In the Challenger space shuttle disaster, key NASA officials made the ill-fated decision to go ahead with the launch after working twenty hours straight and getting only two to three hours of sleep the night before. Their error in judgment cost the lives of seven astronauts and nearly killed the U.S. space program.

We ignore our need for rest and renewal at the peril of others and ourselves.

As we close this morning I want to encourage each individual here to learn the disicpline of rest. God designed us to need rest at every level of life, from physical to emotinal to spiritual. We all need to seek solitude and peace on a regular basis. And may we, in our times of rest and solitude, open our hearts to the ministry of the Holy Spirit as God tills the soil of our souls in order to make us better able to produce the fruit of the Spirit.

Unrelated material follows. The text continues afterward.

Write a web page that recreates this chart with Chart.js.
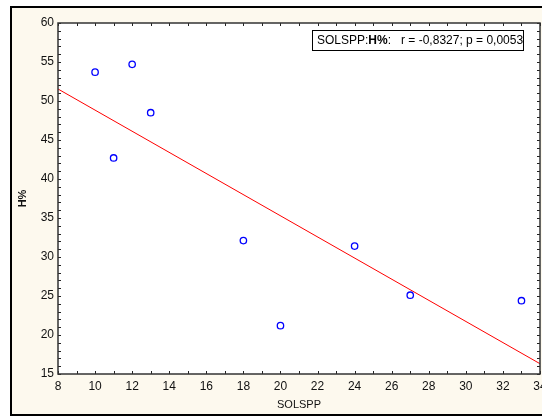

Learn to slow down. Learn to “smell the roses” as it were. Life goes by too fast and none of us knows when our life will end. I was encouraged by a article I recently read. It’s the story of a basset hound… Terri, please go easy on me after I share this okay?

Some time ago, a newspaper ran the story of Tattoo, the basset hound. I am not sure that Tattoo didn’t intend to go for an evening run, but when his owner shut his lead in the car door and took off with Tattoo still outside the vehicle, he had no choice.

A police officer noticed a passing vehicle with something that appeared to be dragging behind it. As he passed the vehicle, he saw the object was a basset hound on a lead.

“He was picking up his little feet and putting them down as fast as he could,” said Filbert. He chased the car to a stop, and Tattoo was rescued, but not before the dog reached a speed of twenty-five miles per hour, and rolled over several times.

(The dog was fine but asked not to go out for an evening walk for a long time.)

There are too many of us whose days are marked by “picking up our little feet and putting them down as fast as we can.” We must ruthlessly eliminate hurry from our lives.

Poor Tattoo. I can just see those little legs going as fast as they can.

My dear friends in Christ: feed on the Christ that gives true inner peace in his holy sacraments, and then go home, have lunch, sit back in a comfortable chair or sofa and just relax. Those of us coming to Salisbury – let us have a calm and relaxed journey to a wonderfully spiritual place, where we may in an unhurried way enjoy peace, calm and the beauties of Cathedral Evensong.

Go outside and enjoy this beautiful Summer weather that the Lord blesses us with. Rest and let your soul be rejuvenated!

May your spirit echo the words of King David when he declared:

Return to your rest, O my soul, For the Lord has dealt bountifully with you.